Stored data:
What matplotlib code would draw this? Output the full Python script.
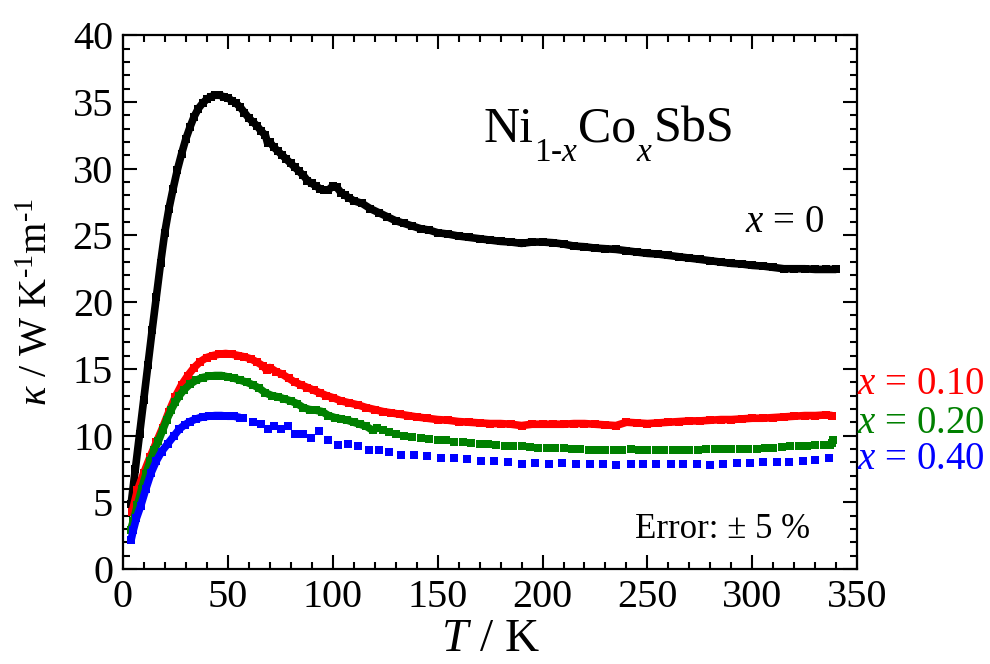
import numpy as np
import matplotlib
matplotlib.use('Agg')
import matplotlib.pyplot as plt
from matplotlib.ticker import MultipleLocator

plt.rcParams['font.family'] = 'Liberation Serif'
plt.rcParams['mathtext.fontset'] = 'custom'
plt.rcParams['mathtext.rm'] = 'Liberation Serif'
plt.rcParams['mathtext.it'] = 'Liberation Serif:italic'

# x = 0
T_x0 = [4, 6, 8, 10, 12, 14, 16, 18, 20, 22, 24, 26, 28, 30, 32, 34, 36, 38, 40, 42, 44, 46, 48, 50,
        52, 54, 56, 58, 60, 62, 64, 66, 68, 69, 70, 72, 74, 76, 78, 80, 82, 84, 86, 88, 90, 92, 94,
        96, 98, 100, 102, 104, 106, 108, 110, 114, 118, 122, 126, 130, 134, 138, 142, 146, 150, 155,
        160, 165, 170, 175, 180, 185, 190, 195, 200, 205, 210, 215, 220, 225, 230, 235, 240, 245,
        250, 255, 260, 265, 270, 275, 280, 285, 290, 295, 300, 305, 310, 315, 320, 325, 330, 335, 340]
k_x0 = [4.9, 7.5, 10.1, 12.7, 15.3, 17.9, 20.4, 22.9, 25.2, 27.0, 28.5, 29.9, 31.1, 32.2, 33.1, 33.9,
        34.5, 34.9, 35.2, 35.4, 35.5, 35.5, 35.4, 35.3, 35.1, 34.9, 34.6, 34.2, 33.8, 33.5, 33.2, 32.8,
        32.5, 31.9, 32.0, 31.6, 31.3, 31.0, 30.7, 30.4, 30.1, 29.8, 29.5, 29.1, 28.9, 28.7, 28.5, 28.4,
        28.4, 28.7, 28.6, 28.2, 28.0, 27.8, 27.6, 27.4, 27.0, 26.7, 26.4, 26.1, 25.9, 25.7, 25.5, 25.4,
        25.2, 25.1, 24.95, 24.85, 24.75, 24.65, 24.55, 24.5, 24.4, 24.5, 24.5, 24.45, 24.35, 24.2,
        24.15, 24.05, 24.0, 23.95, 23.85, 23.75, 23.65, 23.6, 23.5, 23.4, 23.3, 23.2, 23.1, 23.0, 22.9,
        22.85, 22.75, 22.7, 22.6, 22.5, 22.5, 22.5, 22.45, 22.45, 22.45]

# x = 0.10
T_x10 = [4.5, 7, 10, 13, 16, 19, 22, 25, 28, 31, 34, 37, 40, 43, 46, 49, 52, 55, 58, 61, 64, 67, 68.5,
         70, 73, 76, 79, 82, 85, 88, 91, 94, 97, 100, 104, 108, 112, 116, 120, 124, 128, 132, 136, 140,
         145, 150, 155, 160, 165, 170, 175, 180, 185, 190, 195, 200, 205, 210, 215, 220, 225, 230, 235,
         240, 245, 250, 255, 260, 265, 270, 275, 280, 285, 290, 295, 300, 305, 310, 315, 320, 325, 330,
         335, 338]
k_x10 = [4.3, 5.9, 7.2, 8.4, 9.5, 10.6, 11.8, 12.9, 13.8, 14.5, 15.1, 15.55, 15.85, 16.0, 16.1, 16.15,
         16.1, 16.0, 15.9, 15.75, 15.5, 15.2, 14.9, 15.1, 14.8, 14.6, 14.3, 14.0, 13.8, 13.6, 13.4, 13.2,
         13.0, 12.85, 12.6, 12.45, 12.3, 12.1, 11.95, 11.8, 11.7, 11.6, 11.5, 11.4, 11.3, 11.2, 11.15,
         11.05, 11.0, 10.95, 10.9, 10.9, 10.85, 10.75, 10.85, 10.85, 10.85, 10.85, 10.9, 10.9, 10.85,
         10.8, 10.75, 11.0, 10.95, 10.9, 10.95, 11.0, 11.05, 11.1, 11.1, 11.15, 11.2, 11.2, 11.25, 11.3,
         11.3, 11.35, 11.4, 11.45, 11.5, 11.5, 11.55, 11.5]

# x = 0.20
T_x20 = [3.7, 5, 7, 9, 11, 13, 15, 17, 19, 21, 23, 25, 27, 29, 32, 35, 38, 41, 44, 47, 50, 53, 56, 59,
         62, 65, 68, 71, 74, 77, 80, 83, 86, 89, 92, 95, 98, 101, 104, 107, 110, 113, 116, 119, 121,
         124, 127, 130, 134, 138, 142, 146, 150, 154, 158, 162, 166, 170, 174, 178, 182, 186, 190, 194,
         198, 202, 206, 210, 214, 218, 222, 226, 230, 234, 238, 242, 246, 250, 254, 258, 262, 266, 270,
         274, 278, 282, 286, 290, 294, 298, 302, 306, 310, 314, 318, 322, 326, 330, 334, 337, 338, 338.5]
k_x20 = [2.9, 3.6, 4.8, 6.0, 7.1, 8.1, 8.9, 9.6, 10.4, 11.2, 11.9, 12.5, 13.0, 13.4, 13.85, 14.15,
         14.35, 14.45, 14.5, 14.5, 14.4, 14.3, 14.15, 14.0, 13.8, 13.55, 13.2, 13.0, 12.9, 12.75, 12.6,
         12.4, 12.1, 11.95, 11.9, 11.8, 11.5, 11.35, 11.25, 11.15, 11.0, 10.85, 10.7, 10.4, 10.55, 10.4,
         10.3, 10.15, 10.0, 9.9, 9.8, 9.75, 9.7, 9.65, 9.55, 9.5, 9.45, 9.4, 9.35, 9.3, 9.25, 9.2, 9.2,
         9.15, 9.1, 9.1, 9.05, 9.05, 9.0, 9.0, 8.95, 8.95, 8.9, 8.9, 8.9, 9.0, 8.95, 8.95, 8.95, 8.95,
         8.95, 8.95, 8.95, 8.95, 9.0, 9.0, 9.0, 9.0, 9.0, 9.0, 9.0, 9.05, 9.1, 9.15, 9.2, 9.2, 9.25, 9.3,
         9.3, 9.3, 9.45, 9.65]

# x = 0.40
T_x40 = [4, 5, 6.5, 8.5, 11, 13.5, 16, 18.5, 21.5, 24.5, 27, 29.5, 32, 35, 38, 41, 44, 47, 50, 53, 56,
         57.5, 62, 66, 69, 72, 75.2, 78.7, 82, 86, 89.8, 93.5, 97.8, 102.5, 107.3, 112, 117.3, 122,
         126.8, 132.4, 138.7, 145, 151.4, 157.8, 164, 170.5, 177, 183.5, 190, 196.5, 203, 209.5, 216,
         222.5, 228.7, 235, 242, 248, 254, 261, 267, 273.5, 280, 286, 292.5, 299, 305, 311.6, 317.6,
         324, 330, 336.7]
k_x40 = [2.2, 2.9, 3.8, 4.7, 6.0, 7.2, 8.1, 8.8, 9.4, 10.0, 10.5, 10.8, 11.05, 11.25, 11.4, 11.45,
         11.5, 11.5, 11.45, 11.45, 11.35, 11.35, 11.05, 10.9, 10.5, 10.75, 10.5, 10.7, 10.15, 10.1,
         9.85, 10.35, 9.65, 9.3, 9.4, 9.2, 8.95, 8.95, 8.75, 8.55, 8.55, 8.5, 8.35, 8.3, 8.25, 8.1, 8.1,
         8.05, 7.85, 7.95, 7.9, 7.95, 7.85, 7.9, 7.9, 7.8, 7.85, 7.85, 7.9, 7.85, 7.9, 7.9, 7.8, 7.9,
         7.95, 7.95, 8.0, 8.0, 8.05, 8.1, 8.15, 8.3]

series = [
    (T_x0, k_x0, 'black', 341),
    (T_x10, k_x10, 'red', 341),
    (T_x20, k_x20, 'green', 122),
    (T_x40, k_x40, 'blue', 57),
]

fig = plt.figure(figsize=(9.9, 6.64), dpi=100)
ax = fig.add_axes([0.124, 0.143, 0.742, 0.804])

for T, k, c, t_line in series:
    T = np.array(T)
    k = np.array(k)
    m = T <= t_line
    ax.plot(T[m], k[m], '-', color=c, lw=5.5, solid_capstyle='butt')
    ax.plot(T, k, 's', color=c, ms=5.2, mew=0)

ax.set_xlim(0, 350)
ax.set_ylim(0, 40)
ax.xaxis.set_major_locator(MultipleLocator(50))
ax.xaxis.set_minor_locator(MultipleLocator(10))
ax.yaxis.set_major_locator(MultipleLocator(5))
ax.yaxis.set_minor_locator(MultipleLocator(1))
ax.tick_params(which='both', direction='in', top=True, right=True, width=1.5)
ax.tick_params(which='major', length=10, labelsize=29, pad=7)
ax.tick_params(which='minor', length=5)
for s in ax.spines.values():
    s.set_linewidth(1.6)

ax.set_xlabel(r'$T$ / K', fontsize=34, labelpad=2)
ax.set_ylabel(r'$\kappa$ / W K$^{\text{-}1}$m$^{\text{-}1}$', fontsize=29, labelpad=12)

# formula: main text with low, large subscripts
t1 = ax.text(172, 32.0, 'Ni', fontsize=36, ha='left', va='baseline')
t2 = ax.annotate(r'1-$x$', xy=(1, 0), xycoords=t1, xytext=(0, 11), textcoords='offset points',
                 fontsize=24, ha='left', va='top')
t3 = ax.annotate('Co', xy=(1, 0), xycoords=(t2, t1), fontsize=36, ha='left', va='bottom')
t4 = ax.annotate(r'$x$', xy=(1, 0), xycoords=t3, xytext=(0, 11), textcoords='offset points',
                 fontsize=24, ha='left', va='top')
ax.annotate('SbS', xy=(1, 0), xycoords=(t4, t1), fontsize=36, ha='left', va='bottom')

ax.text(334, 26.0, r'$x$ = 0', fontsize=28, ha='right', va='center')
ax.text(1.0, 13.8, r'$x$ = 0.10', fontsize=28, color='red', ha='left', va='center',
        transform=ax.get_yaxis_transform(), clip_on=False)
ax.text(1.0, 10.9, r'$x$ = 0.20', fontsize=28, color='green', ha='left', va='center',
        transform=ax.get_yaxis_transform(), clip_on=False)
ax.text(1.0, 8.2, r'$x$ = 0.40', fontsize=28, color='blue', ha='left', va='center',
        transform=ax.get_yaxis_transform(), clip_on=False)
ax.text(286, 3.0, 'Error: ± 5 %', fontsize=25, ha='center', va='center')

plt.savefig('out.png', dpi=100)
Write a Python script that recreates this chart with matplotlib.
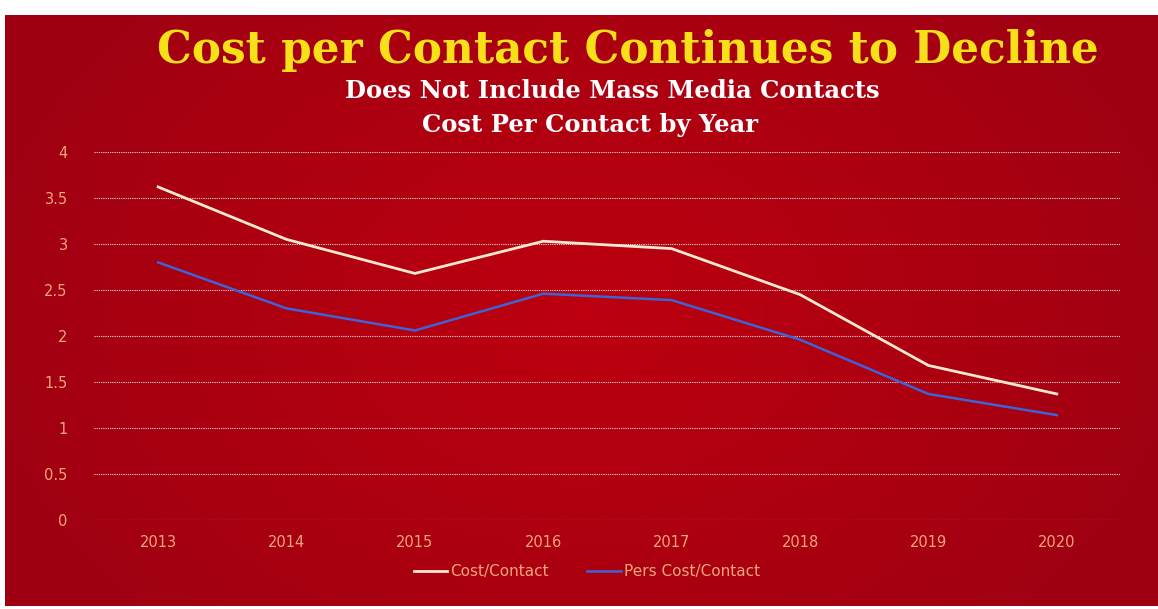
"""
Cost per contact by year - slide style line chart (red background)
"""

import matplotlib.pyplot as plt
import numpy as np

# Data
years = ['2013', '2014', '2015', '2016', '2017', '2018', '2019', '2020']
cost_contact = [3.62, 3.05, 2.68, 3.03, 2.95, 2.45, 1.68, 1.37]
pers_cost_contact = [2.80, 2.30, 2.06, 2.46, 2.39, 1.96, 1.37, 1.14]
y_ticks = [0, 0.5, 1, 1.5, 2, 2.5, 3, 3.5, 4]
y_tick_labels = ['0', '0.5', '1', '1.5', '2', '2.5', '3', '3.5', '4']

# Colours
title_yellow = '#F7E017'
label_orange = '#F2A57A'
cost_color = '#F6E8CF'
pers_color = '#3F63D6'

W, H = 1158, 609
fig = plt.figure(figsize=(W / 100, H / 100), dpi=100, facecolor='white')

# Slide background with a soft radial gradient
bg = fig.add_axes([0, 0, 1, 1])
bg.set_xlim(0, W)
bg.set_ylim(H, 0)
bg.axis('off')
gx = np.linspace(-1, 1, 300)
gy = np.linspace(-1, 1, 160)
GX, GY = np.meshgrid(gx, gy)
r = np.clip(np.sqrt(GX ** 2 * 0.8 + GY ** 2 * 0.4), 0, 1)
c0 = np.array([0.74, 0.0, 0.06])
c1 = np.array([0.62, 0.0, 0.07])
img = c0[None, None, :] * (1 - r[..., None]) + c1[None, None, :] * r[..., None]
bg.imshow(img, extent=[5, W, 606, 15], aspect='auto', interpolation='bilinear')

# Titles
fig.text(628 / W, 1 - 50 / H, 'Cost per Contact Continues to Decline',
         ha='center', va='center', fontsize=31.5, fontweight='bold',
         color=title_yellow, family='DejaVu Serif')
fig.text(612 / W, 1 - 91 / H, 'Does Not Include Mass Media Contacts',
         ha='center', va='center', fontsize=17.5, fontweight='bold',
         color='white', family='DejaVu Serif')
fig.text(590 / W, 1 - 125 / H, 'Cost Per Contact by Year',
         ha='center', va='center', fontsize=17.5, fontweight='bold',
         color='white', family='DejaVu Serif')

# Plot area
left, right, top, bottom = 94, 1121, 152, 520
ax = fig.add_axes([left / W, 1 - bottom / H, (right - left) / W, (bottom - top) / H])
ax.set_facecolor('none')
x = np.arange(len(years))
ax.plot(x, cost_contact, color=cost_color, lw=2, label='Cost/Contact')
ax.plot(x, pers_cost_contact, color=pers_color, lw=1.8, label='Pers Cost/Contact')

ax.set_xlim(-0.5, len(years) - 0.5)
ax.set_ylim(0, 4)
ax.set_yticks(y_ticks)
ax.set_yticklabels(y_tick_labels)
ax.set_xticks(x)
ax.set_xticklabels(years)
ax.grid(axis='y', color='white', lw=0.8, linestyle=(0, (1, 1)), alpha=0.85)
ax.set_axisbelow(True)
for s in ax.spines.values():
    s.set_visible(False)
ax.tick_params(length=0, colors=label_orange, labelsize=10.5)
ax.tick_params(axis='y', pad=19)
ax.tick_params(axis='x', pad=11)
for t in ax.get_xticklabels() + ax.get_yticklabels():
    t.set_family('DejaVu Sans')

leg = ax.legend(loc='upper center', bbox_to_anchor=(0.48, -0.083), ncol=2,
                frameon=False, fontsize=11, handlelength=2.2, handletextpad=0.2,
                columnspacing=2.5)
for t in leg.get_texts():
    t.set_color(label_orange)
    t.set_family('DejaVu Sans')

plt.savefig('out.png', dpi=100, facecolor='white')
plt.close()
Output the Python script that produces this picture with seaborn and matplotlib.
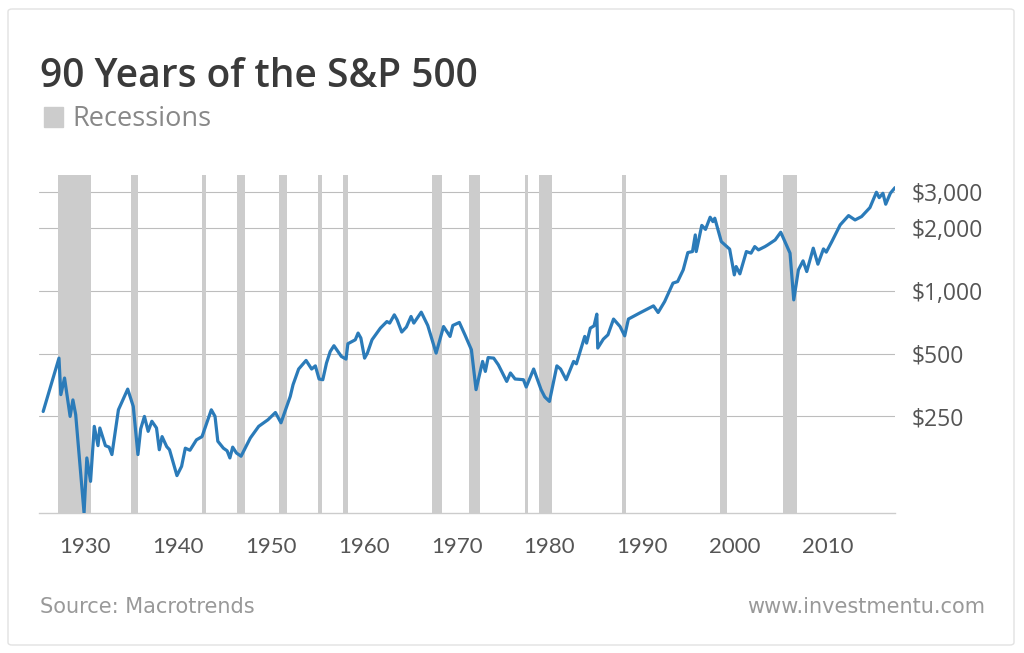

PROBLEM STATEMENT. Leave out the pictures and transcribe exactly the lines from the one containing "Write a Python" through the one containing "fig = plt.figure(figsize=(W".

ANSWER FOR THE TASK.
Write a Python script that recreates this chart with matplotlib.
"""
Cost per contact by year - slide style line chart (red background)
"""

import matplotlib.pyplot as plt
import numpy as np

# Data
years = ['2013', '2014', '2015', '2016', '2017', '2018', '2019', '2020']
cost_contact = [3.62, 3.05, 2.68, 3.03, 2.95, 2.45, 1.68, 1.37]
pers_cost_contact = [2.80, 2.30, 2.06, 2.46, 2.39, 1.96, 1.37, 1.14]
y_ticks = [0, 0.5, 1, 1.5, 2, 2.5, 3, 3.5, 4]
y_tick_labels = ['0', '0.5', '1', '1.5', '2', '2.5', '3', '3.5', '4']

# Colours
title_yellow = '#F7E017'
label_orange = '#F2A57A'
cost_color = '#F6E8CF'
pers_color = '#3F63D6'

W, H = 1158, 609
fig = plt.figure(figsize=(W / 100, H / 100), dpi=100, facecolor='white')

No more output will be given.